US government bond prices dropped on Wednesday after the Federal Reserve held interest rates steady and signalled to investors its main concern was that inflation would fail to moderate. The Fed held the benchmark federal funds rate target unchanged at 5.25 percent as expected.
In its accompanying statement, the Federal Open Market Committee said core inflation remained somewhat elevated. "Inflation is obviously what they are concerned about and they haven't changed that really at all. That's why the bond market is getting hit," said Beth Malloy, bond market analyst, with Research Company, Briefing.com in Chicago.
Many bond investors had expected the central bank would acknowledge the softening in some recent US inflation data. "I think people were looking for either a neutral bias or a change in the language that may have been slightly more dovish particularly with respect to inflation," said John Miller, head of fund management of Nuveen Investments in Chicago.

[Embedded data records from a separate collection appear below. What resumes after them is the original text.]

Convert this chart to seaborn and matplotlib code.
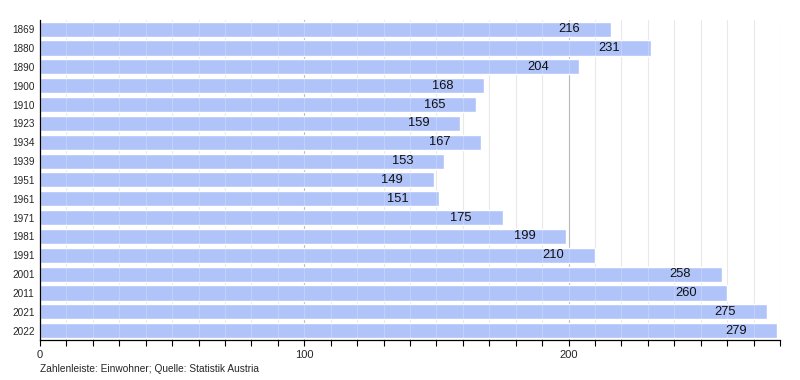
import matplotlib
matplotlib.use("Agg")
import matplotlib.pyplot as plt
import seaborn as sns
import pandas as pd
from matplotlib.ticker import MultipleLocator

# Einwohner pro Jahr
years = ["1869", "1880", "1890", "1900", "1910", "1923", "1934", "1939", "1951",
         "1961", "1971", "1981", "1991", "2001", "2011", "2021", "2022"]
population = [216, 231, 204, 168, 165, 159, 167, 153, 149, 151, 175, 199, 210,
              258, 260, 275, 279]

df = pd.DataFrame({"Jahr": years, "Einwohner": population})

sns.set_style("white")
plt.rcParams["font.family"] = ["Liberation Sans", "DejaVu Sans"]

fig = plt.figure(figsize=(8, 3.8), dpi=100)
ax = fig.add_axes([0.05, 0.105, 0.925, 0.843])

# grid every 10, darker at 100 / 200
for x in range(10, 290, 10):
    c = "#a8a8a8" if x % 100 == 0 else "#e4e4e4"
    ax.axvline(x, color=c, lw=0.8, zorder=0)

sns.barplot(data=df, y="Jahr", x="Einwohner", color="#b0c4fa", saturation=1,
            width=0.8, orient="h", ax=ax, zorder=2)

# faint grid showing through the bars
for x in range(10, 290, 10):
    ax.axvline(x, color="white", lw=0.6, alpha=0.25, zorder=2.5)

for i, v in enumerate(population):
    ax.annotate(str(v), xy=(v, i), xytext=(-22, 0), textcoords="offset points",
                ha="right", va="center", fontsize=9.3, color="#111111", zorder=3)

ax.set_xlim(0, 280)
ax.set_ylim(len(years) - 0.5, -0.5)
ax.xaxis.set_major_locator(MultipleLocator(100))
ax.xaxis.set_minor_locator(MultipleLocator(10))
ax.tick_params(axis="x", which="both", direction="out", length=4, width=0.8,
               color="black", labelsize=8, bottom=True, pad=3)
ax.tick_params(axis="y", length=0, labelsize=7.2, pad=4)
ax.set_xlabel("")
ax.set_ylabel("")

for s in ["top", "right"]:
    ax.spines[s].set_visible(False)
for s in ["left", "bottom"]:
    ax.spines[s].set_color("black")
    ax.spines[s].set_linewidth(0.9)

fig.text(0.05, 0.028, "Zahlenleiste: Einwohner; Quelle: Statistik Austria",
         fontsize=7.3, ha="left", va="center")

fig.savefig("out.png", dpi=100)
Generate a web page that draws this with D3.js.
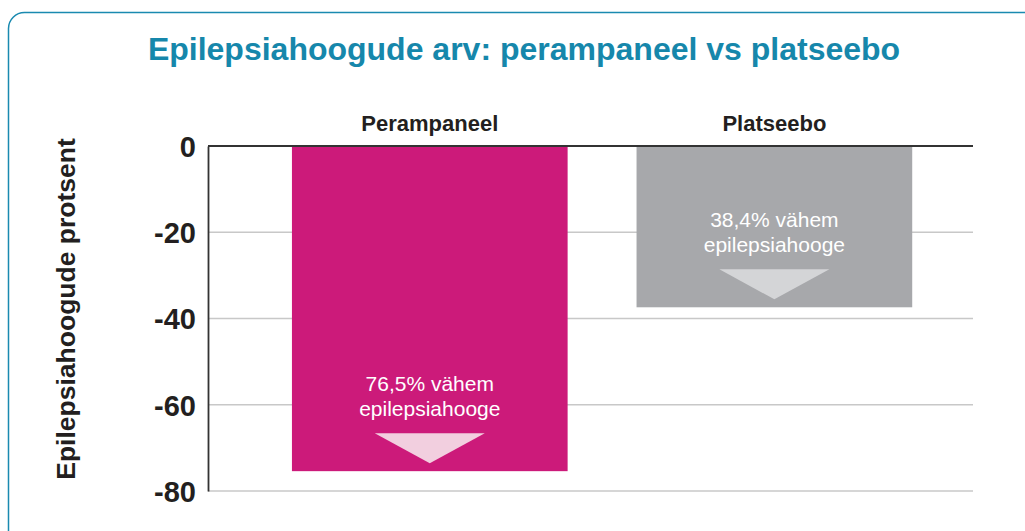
<!DOCTYPE html>
<html>
<head>
<meta charset="utf-8">
<script src="https://cdn.jsdelivr.net/npm/d3@7"></script>
<style>
  body { margin: 0; background: #fff; }
  svg { display: block; font-family: "Liberation Sans", Arial, sans-serif; }
</style>
</head>
<body>
<svg id="chart"></svg>
<script>
// data
const categories = ["Perampaneel", "Platseebo"];
const values = [-75.4, -37.4];
const labelLines = [["76,5% vähem", "epilepsiahooge"], ["38,4% vähem", "epilepsiahooge"]];
const yTicks = [0, -20, -40, -60, -80];
const colors = ["#cc1a7a", "#a7a8ab"];
const arrowColors = ["#f2cfdf", "#d4d5d7"];

const W = 1025, H = 531;
const margin = { top: 146, right: 52, bottom: 40, left: 208 };
const plotRight = 973;

const svg = d3.select("#chart").attr("width", W).attr("height", H);

// frame
svg.append("rect")
    .attr("x", 8.5).attr("y", 12.5)
    .attr("width", 1040).attr("height", 540)
    .attr("rx", 16)
    .attr("fill", "none")
    .attr("stroke", "#1a8ab0")
    .attr("stroke-width", 1.5);

// title
svg.append("text")
    .attr("x", 524).attr("y", 60)
    .attr("text-anchor", "middle")
    .attr("fill", "#1687ab")
    .attr("font-size", 32)
    .attr("font-weight", "bold")
    .text("Epilepsiahoogude arv: perampaneel vs platseebo");

const y = d3.scaleLinear().domain([0, -80]).range([146, 491]);
const x = d3.scaleBand().domain(categories)
    .range([margin.left, plotRight])
    .paddingInner(0.2).paddingOuter(0.21).align(0.58);

const g = svg.append("g");

// grid lines
g.selectAll("line.grid")
    .data(yTicks.filter(d => d !== 0))
    .join("line")
    .attr("class", "grid")
    .attr("x1", margin.left).attr("x2", plotRight)
    .attr("y1", d => y(d)).attr("y2", d => y(d))
    .attr("stroke", "#c8c8c8")
    .attr("stroke-width", 1.3);

// bars
g.selectAll("rect.bar")
    .data(categories)
    .join("rect")
    .attr("class", "bar")
    .attr("x", d => x(d))
    .attr("width", x.bandwidth())
    .attr("y", y(0))
    .attr("height", (d, i) => y(values[i]) - y(0))
    .attr("fill", (d, i) => colors[i]);

// arrows
g.selectAll("path.arrow")
    .data(categories)
    .join("path")
    .attr("class", "arrow")
    .attr("fill", (d, i) => arrowColors[i])
    .attr("d", (d, i) => {
        const cx = x(d) + x.bandwidth() / 2;
        const yb = y(values[i]);
        return `M${cx - 55},${yb - 38} L${cx + 55},${yb - 38} L${cx},${yb - 8} Z`;
    });

// annotation text
categories.forEach((c, i) => {
    const cx = x(c) + x.bandwidth() / 2;
    const yb = y(values[i]);
    const t = g.append("text")
        .attr("text-anchor", "middle")
        .attr("fill", "#fff")
        .attr("font-size", 21);
    labelLines[i].forEach((line, k) => {
        t.append("tspan").attr("x", cx).attr("y", yb - 80 + k * 25).text(line);
    });
});

// zero line
g.append("line")
    .attr("x1", margin.left).attr("x2", plotRight)
    .attr("y1", y(0)).attr("y2", y(0))
    .attr("stroke", "#333")
    .attr("stroke-width", 1.8);

// y axis
const yAxis = svg.append("g")
    .attr("transform", `translate(${margin.left},0)`)
    .call(d3.axisLeft(y).tickValues(yTicks).tickSize(0).tickPadding(12));
yAxis.select(".domain").attr("stroke", "#333").attr("stroke-width", 1.8);
yAxis.selectAll(".tick text")
    .attr("font-size", 29)
    .attr("font-weight", "bold")
    .attr("fill", "#231f20")
    .attr("font-family", "Liberation Sans, Arial, sans-serif")
    .attr("dy", "0.36em")
    .text(d => d === 0 ? "0" : "-" + Math.abs(d));

// category labels
svg.selectAll("text.cat")
    .data(categories)
    .join("text")
    .attr("class", "cat")
    .attr("x", d => x(d) + x.bandwidth() / 2)
    .attr("y", 131)
    .attr("text-anchor", "middle")
    .attr("font-size", 22)
    .attr("font-weight", "bold")
    .attr("fill", "#231f20")
    .text(d => d);

// y axis label
svg.append("text")
    .attr("transform", "translate(75,309) rotate(-90)")
    .attr("text-anchor", "middle")
    .attr("font-size", 26.5)
    .attr("font-weight", "bold")
    .attr("fill", "#231f20")
    .text("Epilepsiahoogude protsent");
</script>
</body>
</html>
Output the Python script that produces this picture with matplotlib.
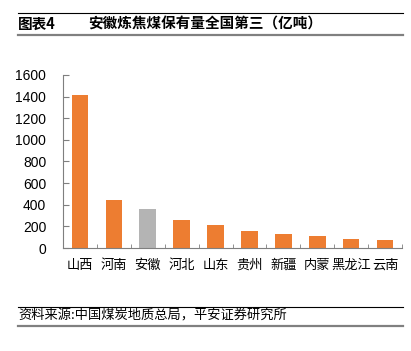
import matplotlib.pyplot as plt
import numpy as np

plt.rcParams['font.family'] = ['Liberation Sans', 'Noto Sans CJK SC', 'DejaVu Sans']

# coking coal reserves by province (100 million tonnes)
provinces = ['山西', '河南', '安徽', '河北', '山东', '贵州', '新疆', '内蒙', '黑龙江', '云南']
reserves = [1415, 444, 361, 259, 214, 160, 128, 113, 83, 70]
highlight = '安徽'
yticks = [0, 200, 400, 600, 800, 1000, 1200, 1400, 1600]

orange = '#ED7D31'
grey_bar = '#B4B4B4'
axis_grey = '#7F7F7F'

fig = plt.figure(figsize=(4.11, 3.51), dpi=100)
ax = fig.add_axes([63 / 411, 1 - 248 / 351, 339 / 411, 173 / 351])

x = np.arange(len(provinces))
colors = [grey_bar if p == highlight else orange for p in provinces]
ax.bar(x, reserves, width=0.49, color=colors, zorder=2)

ax.set_xlim(-0.5, len(provinces) - 0.5)
ax.set_ylim(0, 1600)
ax.set_yticks(yticks)
ax.set_yticklabels([str(v) for v in yticks], fontsize=10)
ax.set_xticks(x)
ax.set_xticklabels(provinces, fontsize=9.5, family=['Noto Sans CJK SC'])
ax.tick_params(axis='x', length=0, pad=8)
ax.tick_params(axis='y', direction='in', length=4, color=axis_grey, pad=12)
# category boundary ticks on the x axis
ax.set_xticks(np.arange(len(provinces) + 1) - 0.5, minor=True)
ax.tick_params(axis='x', which='minor', direction='in', length=3, color=axis_grey)

for side in ['top', 'right']:
    ax.spines[side].set_visible(False)
ax.spines['left'].set_color(axis_grey)
ax.spines['bottom'].set_color(axis_grey)
ax.spines['left'].set_linewidth(0.8)
ax.spines['bottom'].set_linewidth(0.8)

# header and footer rules
fig.add_artist(plt.Line2D([18 / 411, 403 / 411], [1 - 13 / 351] * 2, color='black', lw=0.8))
fig.add_artist(plt.Line2D([18 / 411, 403 / 411], [1 - 35 / 351] * 2, color='#808080', lw=1.6))
fig.add_artist(plt.Line2D([18 / 411, 403 / 411], [1 - 307 / 351] * 2, color='black', lw=0.8))
fig.add_artist(plt.Line2D([18 / 411, 403 / 411], [1 - 326 / 351] * 2, color='#808080', lw=1.6))

fig.text(18 / 411, 1 - 24 / 351, '图表4', fontsize=10.5, fontweight='bold',
         family=['Noto Sans CJK SC'], va='center', ha='left')
fig.text(88 / 411, 1 - 24 / 351, '安徽炼焦煤保有量全国第三（亿吨）', fontsize=10.5, fontweight='bold',
         family=['Noto Sans CJK SC'], va='center', ha='left')
fig.text(18 / 411, 1 - 316 / 351, '资料来源:中国煤炭地质总局，平安证券研究所', fontsize=9.5,
         style='italic', family=['Noto Sans CJK SC'], va='center', ha='left')

fig.savefig('out.png', dpi=100)
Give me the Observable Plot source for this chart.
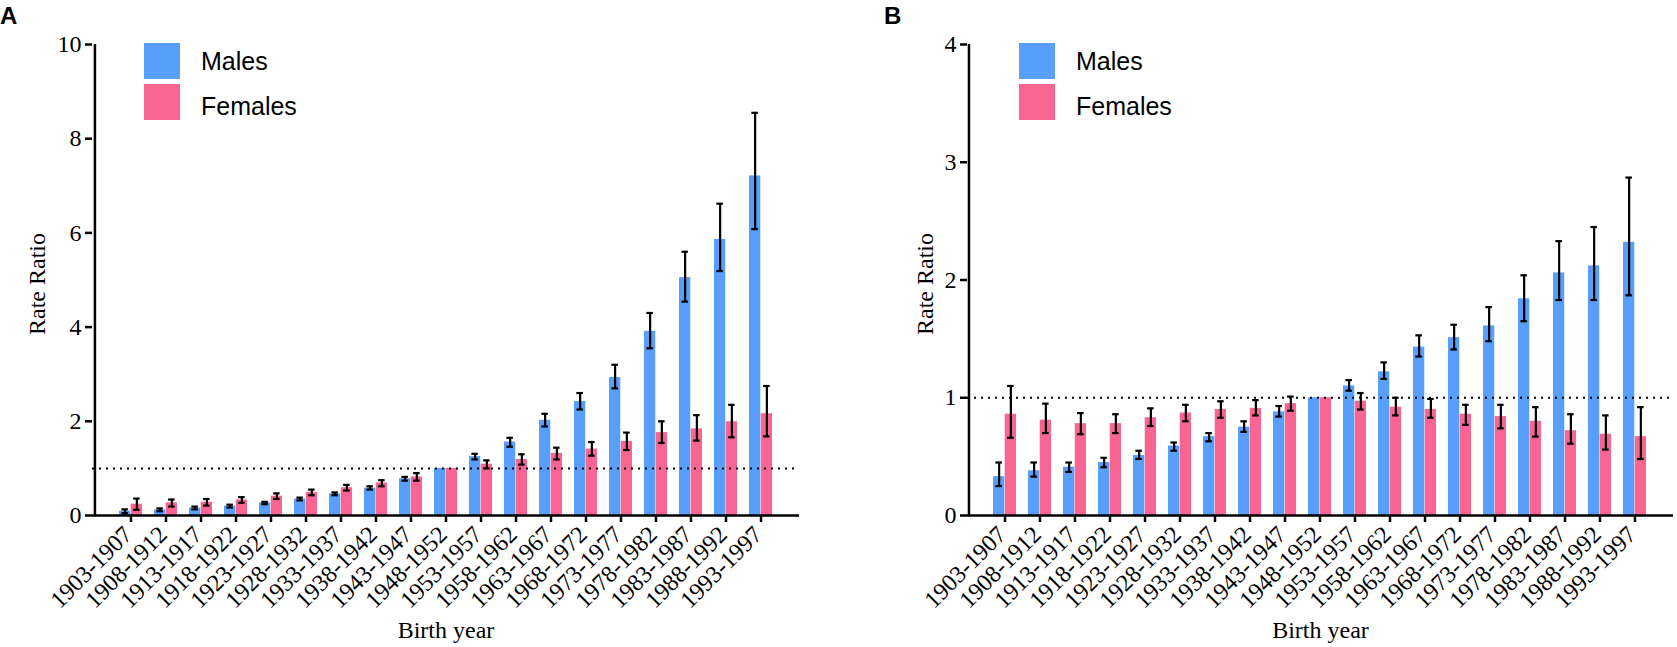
<!DOCTYPE html>
<html><head><meta charset="utf-8">
<script src="https://cdn.jsdelivr.net/npm/d3@7"></script>
<script src="https://cdn.jsdelivr.net/npm/@observablehq/plot@0.6"></script>
<style>
body{margin:0;background:#fff;}
#wrap{position:relative;width:1677px;height:647px;overflow:hidden;background:#fff;}
.panel{position:absolute;top:0;}
#overlay{position:absolute;left:0;top:0;pointer-events:none;}
</style></head><body>
<div id="wrap"><div id="pa" class="panel" style="left:0"></div><div id="pb" class="panel" style="left:839px"></div><svg id="overlay" width="1677" height="647"></svg></div>
<script>
const categories = ["1903-1907","1908-1912","1913-1917","1918-1922","1923-1927","1928-1932","1933-1937","1938-1942","1943-1947","1948-1952","1953-1957","1958-1962","1963-1967","1968-1972","1973-1977","1978-1982","1983-1987","1988-1992","1993-1997"];

const maleA    = [0.09,0.12,0.16,0.20,0.27,0.35,0.46,0.58,0.78,1,1.25,1.56,2.02,2.42,2.93,3.91,5.05,5.86,7.21];
const maleALo  = [0.05,0.09,0.13,0.17,0.24,0.32,0.43,0.55,0.74,null,1.19,1.46,1.89,2.25,2.70,3.55,4.54,5.19,6.08];
const maleAHi  = [0.13,0.15,0.19,0.23,0.29,0.38,0.49,0.62,0.82,null,1.31,1.65,2.16,2.60,3.20,4.30,5.60,6.62,8.55];
const femaleA  = [0.24,0.27,0.28,0.33,0.41,0.49,0.59,0.69,0.82,1,1.09,1.19,1.32,1.41,1.57,1.76,1.84,1.99,2.16];
const femaleALo= [0.12,0.19,0.21,0.27,0.35,0.43,0.53,0.62,0.74,null,1.00,1.08,1.19,1.27,1.39,1.54,1.59,1.66,1.68];
const femaleAHi= [0.36,0.34,0.35,0.39,0.47,0.55,0.65,0.75,0.90,null,1.17,1.30,1.44,1.56,1.76,2.00,2.13,2.35,2.75];

const maleB    = [0.33,0.38,0.41,0.45,0.51,0.59,0.67,0.75,0.88,1,1.10,1.22,1.43,1.51,1.61,1.84,2.06,2.12,2.32];
const maleBLo  = [0.25,0.33,0.37,0.41,0.48,0.55,0.63,0.71,0.84,null,1.06,1.16,1.35,1.41,1.48,1.65,1.83,1.83,1.87];
const maleBHi  = [0.45,0.45,0.45,0.49,0.55,0.62,0.70,0.80,0.93,null,1.15,1.30,1.53,1.62,1.77,2.04,2.33,2.45,2.87];
const femaleB  = [0.86,0.81,0.78,0.78,0.83,0.87,0.90,0.91,0.95,1,0.97,0.92,0.90,0.86,0.84,0.80,0.72,0.69,0.67];
const femaleBLo= [0.66,0.70,0.69,0.70,0.76,0.80,0.83,0.85,0.89,null,0.90,0.85,0.83,0.77,0.74,0.67,0.61,0.56,0.48];
const femaleBHi= [1.10,0.95,0.87,0.86,0.91,0.94,0.97,0.98,1.01,null,1.04,1.00,0.99,0.94,0.94,0.92,0.86,0.85,0.92];

const ticksA = [0,2,4,6,8,10];
const ticksB = [0,1,2,3,4];
const seriesNames = ["Males","Females"];

const BLUE = "#579ffa", PINK = "#f86592";
const SERIF = "Liberation Serif";
const SANS = "Liberation Sans";

function panel(el, o) {
  const rows = categories.map((c,i)=>({cat:c, m:o.m[i], mLo:o.mLo[i], mHi:o.mHi[i], f:o.f[i], fLo:o.fLo[i], fHi:o.fHi[i]}));
  const errs = rows.filter(d => d.mLo != null);
  const pi = 0.334, po = 0.69;
  const rangeW = o.width - o.marginLeft - o.marginRight;
  const step = rangeW / (categories.length - pi + 2*po);
  const bw = step*(1-pi);
  const capW = 7;
  const capInset = bw/2 - capW/2;
  const ew = 2.2;
  const axisDx = -(step*po + bw/2);
  const chart = Plot.plot({
    width: o.width, height: 647,
    marginTop: 44, marginBottom: 132, marginLeft: o.marginLeft, marginRight: o.marginRight,
    style: {fontFamily: SERIF, color: "#000", background: "#fff", overflow: "visible"},
    x: {domain: categories, paddingInner: pi, paddingOuter: po, label: null},
    y: {domain: [0, o.yMax], label: null},
    marks: [
      Plot.barY(rows, {x:"cat", y:"m", fill: BLUE, insetRight: bw/2}),
      Plot.barY(rows, {x:"cat", y:"f", fill: PINK, insetLeft: bw/2}),
      Plot.ruleY([1], {stroke:"#000", strokeWidth: 2, strokeDasharray: "2,5"}),
      Plot.ruleX(errs, {x:"cat", y1:"mLo", y2:"mHi", dx: -bw/4, stroke:"#000", strokeWidth: ew}),
      Plot.tickY(errs, {x:"cat", y:"mLo", dx: -bw/4, insetLeft: capInset, insetRight: capInset, stroke:"#000", strokeWidth: ew}),
      Plot.tickY(errs, {x:"cat", y:"mHi", dx: -bw/4, insetLeft: capInset, insetRight: capInset, stroke:"#000", strokeWidth: ew}),
      Plot.ruleX(errs, {x:"cat", y1:"fLo", y2:"fHi", dx: bw/4, stroke:"#000", strokeWidth: ew}),
      Plot.tickY(errs, {x:"cat", y:"fLo", dx: bw/4, insetLeft: capInset, insetRight: capInset, stroke:"#000", strokeWidth: ew}),
      Plot.tickY(errs, {x:"cat", y:"fHi", dx: bw/4, insetLeft: capInset, insetRight: capInset, stroke:"#000", strokeWidth: ew}),
      Plot.ruleY([0], {stroke:"#000", strokeWidth: 2.5}),
      Plot.ruleX([categories[0]], {x: d=>d, dx: axisDx, stroke:"#000", strokeWidth: 2.5}),
      Plot.axisY({ticks: o.ticks, tickFormat: d3.format("d"), tickSize: 7, tickPadding: 4, fontSize: 24, strokeWidth: 2.5, label: null}),
      Plot.axisX({text: null, tickSize: 7, strokeWidth: 2.5, label: null}),
      Plot.axisX({tickRotate: -45, tickSize: 0, tickPadding: 15, dx: -3, fontSize: 24, label: null}),
      Plot.text(["Rate Ratio"], {text: d=>d, frameAnchor: "left", textAnchor: "middle", rotate: -90, dx: o.ylabelDx, dy: 4, fontSize: 24, fill:"#000"}),
      Plot.text(["Birth year"], {text: d=>d, frameAnchor: "bottom", dy: 122, fontSize: 24, fill:"#000"})
    ]
  });
  d3.select(chart).selectAll("text").style("font-size", "24px").style("font-family", SERIF);
  el.appendChild(chart);
}

panel(document.getElementById("pa"), {m:maleA, mLo:maleALo, mHi:maleAHi, f:femaleA, fLo:femaleALo, fHi:femaleAHi, yMax:10, ticks:ticksA, width:839, marginLeft:92, marginRight:40, ylabelDx:-55});
panel(document.getElementById("pb"), {m:maleB, mLo:maleBLo, mHi:maleBHi, f:femaleB, fLo:femaleBLo, fHi:femaleBHi, yMax:4, ticks:ticksB, width:838, marginLeft:128, marginRight:4, ylabelDx:-42});

// legends and panel letters
const ov = d3.select("#overlay");
const colors = [BLUE, PINK];
[{axisX:92, letter:"A", lx:0},{axisX:967, letter:"B", lx:884}].forEach(p => {
  ov.append("text").attr("x", p.lx).attr("y", 24).attr("font-family", SANS).attr("font-weight", "bold").attr("font-size", 24).attr("fill", "#000").text(p.letter);
  seriesNames.forEach((s,i) => {
    ov.append("rect").attr("x", p.axisX + 52).attr("y", 43 + i*41).attr("width", 36).attr("height", 36).attr("fill", colors[i]);
    ov.append("text").attr("x", p.axisX + 109).attr("y", 70 + i*45).attr("font-family", SANS).attr("font-size", 25).attr("fill", "#000").text(s);
  });
});
</script>
</body></html>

But bonds sold off when the statement did not show such a change in wording, Miller said.
After the US central bank announcement, interest rate futures pared back perceived chances of a Fed rate cut to a single 25 basis-point cut in the fourth quarter. The two-year note - which responds closely to expectations for central bank interest rate moves - traded down 3/32 in price for a yield of 4.73 percent, versus 4.67 percent before the decision and compared with 4.68 percent late on Tuesday.
"There has been far too much enthusiasm built up for the idea the Fed is going to cut rates but it is just a question of when," said Donald Coxe, global portfolio strategist for BMO Financial Group in Chicago. "This unanimity of opinion is wrong because we are getting rising inflation pressures," he said.
The 30-year bond, which is particularly sensitive to inflation pressures, fell 17/32 in price for a yield of 4.84 percent, versus 4.80 percent late on Tuesday.
The benchmark 10-year note's yield was at 4.67 percent, versus 4.64 percent before the rate decision and statement and compared with about 4.62 percent at the start of the session. Bond yields and prices move inversely. US interest rate swap spreads over Treasuries narrowed modestly with the 10-year swap spread edging in to 54.25 basis points shortly after the announcement from 54.75 basis points just before.
Earlier in the session before the Fed announcement, recent and upcoming supply in longer dated issues had weighed modestly on long maturities prices. On Tuesday, the Treasury sold $13 billion of 10-year notes and on Thursday it will auction $5 billion in 30-year bonds.